Cuba has acceptable cellphone service, but you can’t link to the Internet on a portable device and WiFi is hard to find. You have to buy a government Internet card that gives you an hour of service for about $5. People collect in the street outside hotel lobbies and bars to pick up a WiFi signal and tap in.
On Friday night young people in their club wear collected on the sidewalk outside the Il Pina del Plata bar with the glow of their cellphones lighting their faces beneath the neon. While government controls the Internet, Cubans evidently know how to download an app called “Jailbreak,” which liberates their iPhones from the paternal capitalistic programming of Apple Corp.
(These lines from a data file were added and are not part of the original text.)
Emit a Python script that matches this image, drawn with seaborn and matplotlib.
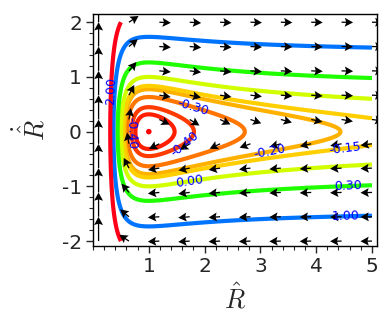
import numpy as np
import matplotlib
matplotlib.use("Agg")
import matplotlib.pyplot as plt
from matplotlib.ticker import MultipleLocator
import seaborn as sns
import pandas as pd

# Energy levels of the radial motion, E = Rdot^2/2 + 1/(2R^2) - 1/R
energy_levels = [-0.45, -0.40, -0.30, -0.20, -0.15, 0.00, 0.30, 1.00, 2.00]
energy_min = -0.5          # energy of the circular orbit (colour scale start)

# Where each contour label sits (R, Rdot), one per level above
label_R = [0.72, 1.65, 1.79, 3.17, 4.52, 1.74, 4.57, 4.52, 0.27]
label_Rdot = [-0.02, -0.24, 0.44, -0.38, -0.31, -0.93, -1.02, -1.59, 0.75]

# Circular orbit (fixed point of the flow)
fixed_R = [1.0]
fixed_Rdot = [0.0]

# Domain of the phase portrait and the arrow grid
R_span = [0.1, 5.0]
Rdot_span = [-2.0, 2.0]
n_arrows = 10

x_ticks = [1, 2, 3, 4, 5]
y_ticks = [-2, -1, 0, 1, 2]


def energy(R, Rd):
    return 0.5 * Rd ** 2 + 0.5 / R ** 2 - 1.0 / R


def flow(R, Rd):
    return Rd, 1.0 / R ** 3 - 1.0 / R ** 2


sns.set_style("ticks")
plt.rcParams["axes.unicode_minus"] = False
plt.rcParams["mathtext.fontset"] = "cm"
plt.rcParams["font.family"] = ["DejaVu Sans"]

fig = plt.figure(figsize=(3.88, 3.31), dpi=100)
ax = fig.add_axes([0.2397, 0.2568, 0.7319, 0.7009])
ax.set_xlim(0.0, 5.09)
ax.set_ylim(-2.09, 2.15)

# Contours of constant energy
Rg = np.linspace(R_span[0], R_span[1], 400)
Rdg = np.linspace(Rdot_span[0], Rdot_span[1], 400)
RR, DD = np.meshgrid(Rg, Rdg)
EE = energy(RR, DD)
cmap = plt.get_cmap("hsv")
norm = plt.Normalize(energy_min, max(energy_levels))
cs = ax.contour(RR, DD, EE, levels=energy_levels,
                colors=[cmap(norm(v)) for v in energy_levels],
                linewidths=3.0, zorder=2)

# Direction field, unit-length arrows drawn from the tail
Ra = np.linspace(R_span[0], R_span[1], n_arrows)
Rda = np.linspace(Rdot_span[0], Rdot_span[1], n_arrows)
AR, AD = np.meshgrid(Ra, Rda)
U, V = flow(AR, AD)
mag = np.hypot(U, V)
arrow_len = np.where(np.isclose(AR, R_span[0]), 0.243, 0.115)  # inches
U = U / mag * arrow_len
V = V / mag * arrow_len
ax.quiver(AR, AD, U, V, angles="xy", scale_units="inches", scale=1.0,
          pivot="tail", color="black", width=0.0045, headwidth=7.0,
          headlength=6.5, headaxislength=5.5, zorder=3)

# Fixed point
fp = pd.DataFrame({"R": fixed_R, "Rdot": fixed_Rdot})
sns.scatterplot(data=fp, x="R", y="Rdot", color="red", s=16,
                edgecolor="none", ax=ax, zorder=4)

# Contour labels
ax.clabel(cs, energy_levels, fmt="%.2f", colors="blue", fontsize=9,
          inline=False, manual=list(zip(label_R, label_Rdot)))

ax.set_xticks(x_ticks)
ax.set_yticks(y_ticks)
ax.set_xticklabels([str(t) for t in x_ticks])
ax.set_yticklabels([str(t) for t in y_ticks])
ax.xaxis.set_minor_locator(MultipleLocator(0.2))
ax.yaxis.set_minor_locator(MultipleLocator(0.2))
ax.tick_params(which="major", direction="out", length=5, width=1,
               labelsize=14.5, top=False, right=False, pad=3)
ax.tick_params(which="minor", direction="out", length=3, width=0.8,
               top=False, right=False)
for s in ax.spines.values():
    s.set_linewidth(1.0)
    s.set_color("black")

ax.set_xlabel(r"$\hat{R}$", fontsize=19, labelpad=6)
ax.set_ylabel(r"$\dot{\hat{R}}$", fontsize=19, labelpad=8)

fig.savefig("out.png", dpi=100)
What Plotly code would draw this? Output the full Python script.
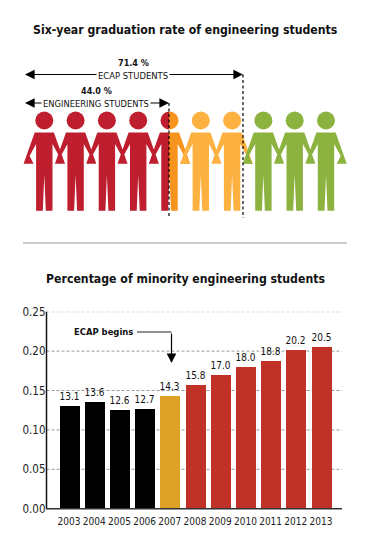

Just down the street is the Floridita Bar, one of the many shrines to Ernest Hemingway. People pose with a bust of Hemingway at the end of the bar, and with a Hemingway lookalike. The hotel where Hemingway once lived. The Ambos Mundos, is decorated with walls full of Hemingway photographs. A giant framed Hemingway signature hangs in the lobby.
At night our group was schedule to have a meeting with a small chapter of the Committee to Defend the Revolution to hear a short lecture about political affairs in Cuba. They called to cancel as we were finishing dinner so we retired to the La Bodeguita del Medio where Hemingway drank his favorite Mojitos.